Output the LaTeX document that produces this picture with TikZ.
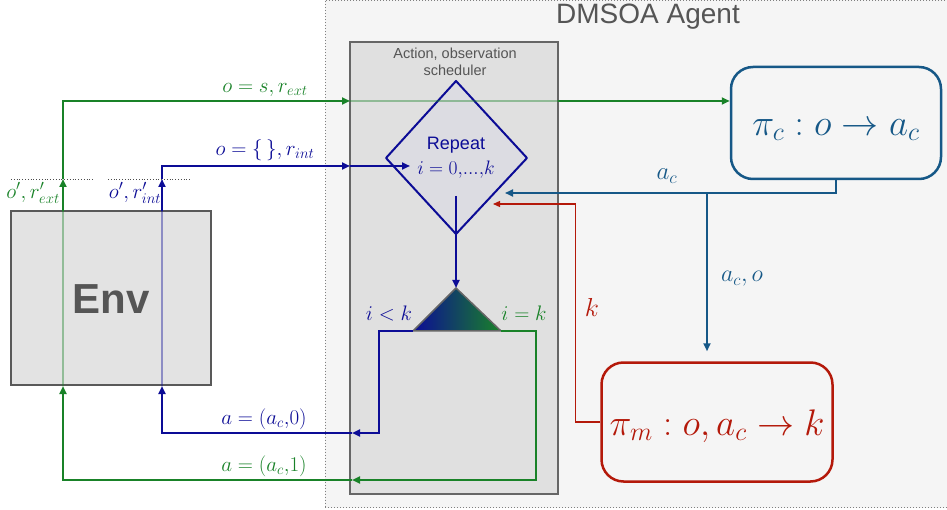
\RequirePackage{fix-cm}
\documentclass[tikz,border=0pt]{standalone}
\usepackage{fontspec}
\setsansfont{Liberation Sans}
\usetikzlibrary{arrows.meta,shapes.geometric}
\definecolor{cgreen}{RGB}{25,130,40}
\definecolor{cnavy}{RGB}{12,12,150}
\definecolor{csteel}{RGB}{22,88,135}
\definecolor{cred}{RGB}{180,25,10}
\definecolor{cgtxt}{RGB}{85,85,85}
\definecolor{agentbg}{RGB}{245,245,245}
\definecolor{schedbg}{RGB}{224,224,224}
\definecolor{envbg}{RGB}{227,227,227}
\definecolor{diabg}{RGB}{220,220,226}
\begin{document}
\begin{tikzpicture}[x=1pt,y=-1pt,
  >={Triangle[length=8pt,width=7pt]},
  gconn/.style={draw=cgreen,line width=2pt},
  bconn/.style={draw=cnavy,line width=2pt},
  sconn/.style={draw=csteel,line width=1.8pt},
  rconn/.style={draw=cred,line width=1.3pt,>={Triangle[length=7pt,width=6pt]}},
  faded/.style={opacity=0.4},
  lbl/.style={inner sep=1pt,font=\fontsize{21}{24}\selectfont},
  big/.style={inner sep=0pt,font=\fontsize{37}{44}\selectfont}]
\useasboundingbox (0,0) rectangle (947,510);
\fill[white] (0,0) rectangle (947,510);
% agent region
\node[draw=gray,dotted,line width=1pt,fill=agentbg,minimum width=622pt,minimum height=507pt,inner sep=0pt] (agent) at (636,254) {};
\node[text=cgtxt,font=\sffamily\fontsize{28}{32}\selectfont] (title) at (648,17) {DMSOA Agent};
% scheduler
\node[draw=black!60,line width=1.5pt,fill=schedbg,minimum width=208pt,minimum height=452pt,inner sep=0pt] (sch) at (454,268) {};
\node[text=cgtxt,align=center,font=\sffamily\fontsize{14.5}{16.5}\selectfont] (schtitle) at (455,62) {Action, observation\\scheduler};
% env
\node[draw=black!65,line width=2.5pt,fill=envbg,minimum width=200pt,minimum height=174pt,inner sep=0pt] (env) at (111,298) {};
\node[text=cgtxt,font=\sffamily\bfseries\fontsize{42}{48}\selectfont] (envt) at (111,299) {Env};
% diamond
\coordinate (dT) at (456,81);
\coordinate (dR) at (527,158);
\coordinate (dB) at (456,234);
\coordinate (dL) at (386,158);
\draw[cnavy,fill=diabg,line width=2pt,line join=round] (dT) -- (dR) -- (dB) -- (dL) -- cycle;
\node[text=cnavy,font=\sffamily\fontsize{18}{20}\selectfont] (rep) at (456,145) {Repeat};
\node[text=cnavy,font=\fontsize{19.5}{22}\selectfont] (reprange) at (456,170) {$i=0,\!...,\!k$};
% triangle
\coordinate (tA) at (456,288);
\coordinate (tL) at (413,331);
\coordinate (tR) at (501,331);
\shade[left color=cnavy,right color=cgreen] (tA) -- (tL) -- (tR) -- cycle;
\draw[black!60,line width=1.5pt,line join=round] (tA) -- (tL) -- (tR) -- cycle;
\coordinate (dIn) at (456,196);
\draw[bconn,->] (dIn) -- (tA);
% policy boxes
\node[draw=csteel,line width=2.5pt,rounded corners=22pt,minimum width=210pt,minimum height=112pt,inner sep=0pt] (pic) at (836,123) {};
\node[big,text=csteel] (pict) at (836,130) {$\pi_c:o\rightarrow a_c$};
\node[draw=cred,line width=2.5pt,rounded corners=22pt,minimum width=231pt,minimum height=119pt,inner sep=0pt] (pim) at (717,422) {};
\node[big,text=cred] (pimt) at (717,426) {$\pi_m:o,a_c\rightarrow k$};
% coordinates
\coordinate (gIn) at (352,480);
\coordinate (eG) at (63,386);
\coordinate (eGt) at (63,211);
\coordinate (gOut) at (63,179);
\coordinate (sG) at (350,101);
\coordinate (sGe) at (558,101);
\coordinate (bIn) at (352,433);
\coordinate (eB) at (162,386);
\coordinate (eBt) at (162,211);
\coordinate (bOut) at (162,179);
\coordinate (sB) at (350,166);
\coordinate (dInB) at (410,166);
\coordinate (sJ) at (707,193);
\coordinate (dInS) at (505,193);
\coordinate (dInR) at (493,204);
% green loop
\draw[gconn,->] (tR) -- (536,331) -- (536,480) -- (gIn);
\draw[gconn,->] (gIn) -- (63,480) -- (eG);
\draw[gconn,faded] (eG) -- (eGt);
\draw[gconn,->] (eGt) -- (gOut);
\draw[gconn,->] (gOut) -- (63,101) -- (sG);
\draw[gconn,faded] (sG) -- (sGe);
\draw[gconn,->] (sGe) -- (pic.west |- sGe);
% blue loop
\draw[bconn,->] (tL) -- (379,331) -- (379,433) -- (bIn);
\draw[bconn,->] (bIn) -- (162,433) -- (eB);
\draw[bconn,faded] (eB) -- (eBt);
\draw[bconn,->] (eBt) -- (bOut);
\draw[bconn,->] (bOut) -- (162,166) -- (sB);
\draw[bconn,->] (sB) -- (dInB);
% steel
\draw[sconn,->] (pic.south) -- (pic.south |- sJ) -- (dInS);
\draw[sconn,->,shorten >=10pt] (sJ) -- (sJ |- pim.north);
% red
\draw[rconn,->] (pim.west) -- ++(-25,0) |- (dInR);
% dotted marks
\draw[black!70,dotted,line width=0.8pt] (11,179) -- (93,179);
\draw[black!70,dotted,line width=0.8pt] (108,179) -- (190,179);
% labels
\node[lbl,text=cgreen] (l1) at (265,90) {$o=s,r_{ext}$};
\node[lbl,text=cnavy] (l2) at (265,150) {$o=\{\,\},r_{int}$};
\node[lbl,text=cgreen] (l3) at (33,193) {$o',r'_{ext}$};
\node[lbl,text=cnavy] (l4) at (135,193) {$o',r'_{int}$};
\node[lbl,text=cnavy] (l5) at (264,419) {$a=(a_c{,}0)$};
\node[lbl,text=cgreen] (l6) at (264,466) {$a=(a_c{,}1)$};
\node[lbl,text=cnavy] (l7) at (389,313) {$i<k$};
\node[lbl,text=cgreen] (l8) at (524,313) {$i=k$};
\node[lbl,text=csteel,font=\fontsize{25}{28}\selectfont] (l9) at (667,176) {$a_c$};
\node[lbl,text=csteel,font=\fontsize{24}{28}\selectfont] (l10) at (742,279) {$a_c,o$};
\node[lbl,text=cred,font=\fontsize{26}{28}\selectfont] (l11) at (592,307) {$k$};
\end{tikzpicture}
\end{document}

## What you will do
Skip every picture and transcribe the data above exactly.

## Exercise result
Output the LaTeX document that produces this picture with TikZ.
\RequirePackage{fix-cm}
\documentclass[tikz,border=0pt]{standalone}
\usepackage{fontspec}
\setsansfont{Liberation Sans}
\usetikzlibrary{arrows.meta,shapes.geometric}
\definecolor{cgreen}{RGB}{25,130,40}
\definecolor{cnavy}{RGB}{12,12,150}
\definecolor{csteel}{RGB}{22,88,135}
\definecolor{cred}{RGB}{180,25,10}
\definecolor{cgtxt}{RGB}{85,85,85}
\definecolor{agentbg}{RGB}{245,245,245}
\definecolor{schedbg}{RGB}{224,224,224}
\definecolor{envbg}{RGB}{227,227,227}
\definecolor{diabg}{RGB}{220,220,226}
\begin{document}
\begin{tikzpicture}[x=1pt,y=-1pt,
  >={Triangle[length=8pt,width=7pt]},
  gconn/.style={draw=cgreen,line width=2pt},
  bconn/.style={draw=cnavy,line width=2pt},
  sconn/.style={draw=csteel,line width=1.8pt},
  rconn/.style={draw=cred,line width=1.3pt,>={Triangle[length=7pt,width=6pt]}},
  faded/.style={opacity=0.4},
  lbl/.style={inner sep=1pt,font=\fontsize{21}{24}\selectfont},
  big/.style={inner sep=0pt,font=\fontsize{37}{44}\selectfont}]
\useasboundingbox (0,0) rectangle (947,510);
\fill[white] (0,0) rectangle (947,510);
% agent region
\node[draw=gray,dotted,line width=1pt,fill=agentbg,minimum width=622pt,minimum height=507pt,inner sep=0pt] (agent) at (636,254) {};
\node[text=cgtxt,font=\sffamily\fontsize{28}{32}\selectfont] (title) at (648,17) {DMSOA Agent};
% scheduler
\node[draw=black!60,line width=1.5pt,fill=schedbg,minimum width=208pt,minimum height=452pt,inner sep=0pt] (sch) at (454,268) {};
\node[text=cgtxt,align=center,font=\sffamily\fontsize{14.5}{16.5}\selectfont] (schtitle) at (455,62) {Action, observation\\scheduler};
% env
\node[draw=black!65,line width=2.5pt,fill=envbg,minimum width=200pt,minimum height=174pt,inner sep=0pt] (env) at (111,298) {};
\node[text=cgtxt,font=\sffamily\bfseries\fontsize{42}{48}\selectfont] (envt) at (111,299) {Env};
% diamond
\coordinate (dT) at (456,81);
\coordinate (dR) at (527,158);
\coordinate (dB) at (456,234);
\coordinate (dL) at (386,158);
\draw[cnavy,fill=diabg,line width=2pt,line join=round] (dT) -- (dR) -- (dB) -- (dL) -- cycle;
\node[text=cnavy,font=\sffamily\fontsize{18}{20}\selectfont] (rep) at (456,145) {Repeat};
\node[text=cnavy,font=\fontsize{19.5}{22}\selectfont] (reprange) at (456,170) {$i=0,\!...,\!k$};
% triangle
\coordinate (tA) at (456,288);
\coordinate (tL) at (413,331);
\coordinate (tR) at (501,331);
\shade[left color=cnavy,right color=cgreen] (tA) -- (tL) -- (tR) -- cycle;
\draw[black!60,line width=1.5pt,line join=round] (tA) -- (tL) -- (tR) -- cycle;
\coordinate (dIn) at (456,196);
\draw[bconn,->] (dIn) -- (tA);
% policy boxes
\node[draw=csteel,line width=2.5pt,rounded corners=22pt,minimum width=210pt,minimum height=112pt,inner sep=0pt] (pic) at (836,123) {};
\node[big,text=csteel] (pict) at (836,130) {$\pi_c:o\rightarrow a_c$};
\node[draw=cred,line width=2.5pt,rounded corners=22pt,minimum width=231pt,minimum height=119pt,inner sep=0pt] (pim) at (717,422) {};
\node[big,text=cred] (pimt) at (717,426) {$\pi_m:o,a_c\rightarrow k$};
% coordinates
\coordinate (gIn) at (352,480);
\coordinate (eG) at (63,386);
\coordinate (eGt) at (63,211);
\coordinate (gOut) at (63,179);
\coordinate (sG) at (350,101);
\coordinate (sGe) at (558,101);
\coordinate (bIn) at (352,433);
\coordinate (eB) at (162,386);
\coordinate (eBt) at (162,211);
\coordinate (bOut) at (162,179);
\coordinate (sB) at (350,166);
\coordinate (dInB) at (410,166);
\coordinate (sJ) at (707,193);
\coordinate (dInS) at (505,193);
\coordinate (dInR) at (493,204);
% green loop
\draw[gconn,->] (tR) -- (536,331) -- (536,480) -- (gIn);
\draw[gconn,->] (gIn) -- (63,480) -- (eG);
\draw[gconn,faded] (eG) -- (eGt);
\draw[gconn,->] (eGt) -- (gOut);
\draw[gconn,->] (gOut) -- (63,101) -- (sG);
\draw[gconn,faded] (sG) -- (sGe);
\draw[gconn,->] (sGe) -- (pic.west |- sGe);
% blue loop
\draw[bconn,->] (tL) -- (379,331) -- (379,433) -- (bIn);
\draw[bconn,->] (bIn) -- (162,433) -- (eB);
\draw[bconn,faded] (eB) -- (eBt);
\draw[bconn,->] (eBt) -- (bOut);
\draw[bconn,->] (bOut) -- (162,166) -- (sB);
\draw[bconn,->] (sB) -- (dInB);
% steel
\draw[sconn,->] (pic.south) -- (pic.south |- sJ) -- (dInS);
\draw[sconn,->,shorten >=10pt] (sJ) -- (sJ |- pim.north);
% red
\draw[rconn,->] (pim.west) -- ++(-25,0) |- (dInR);
% dotted marks
\draw[black!70,dotted,line width=0.8pt] (11,179) -- (93,179);
\draw[black!70,dotted,line width=0.8pt] (108,179) -- (190,179);
% labels
\node[lbl,text=cgreen] (l1) at (265,90) {$o=s,r_{ext}$};
\node[lbl,text=cnavy] (l2) at (265,150) {$o=\{\,\},r_{int}$};
\node[lbl,text=cgreen] (l3) at (33,193) {$o',r'_{ext}$};
\node[lbl,text=cnavy] (l4) at (135,193) {$o',r'_{int}$};
\node[lbl,text=cnavy] (l5) at (264,419) {$a=(a_c{,}0)$};
\node[lbl,text=cgreen] (l6) at (264,466) {$a=(a_c{,}1)$};
\node[lbl,text=cnavy] (l7) at (389,313) {$i<k$};
\node[lbl,text=cgreen] (l8) at (524,313) {$i=k$};
\node[lbl,text=csteel,font=\fontsize{25}{28}\selectfont] (l9) at (667,176) {$a_c$};
\node[lbl,text=csteel,font=\fontsize{24}{28}\selectfont] (l10) at (742,279) {$a_c,o$};
\node[lbl,text=cred,font=\fontsize{26}{28}\selectfont] (l11) at (592,307) {$k$};
\end{tikzpicture}
\end{document}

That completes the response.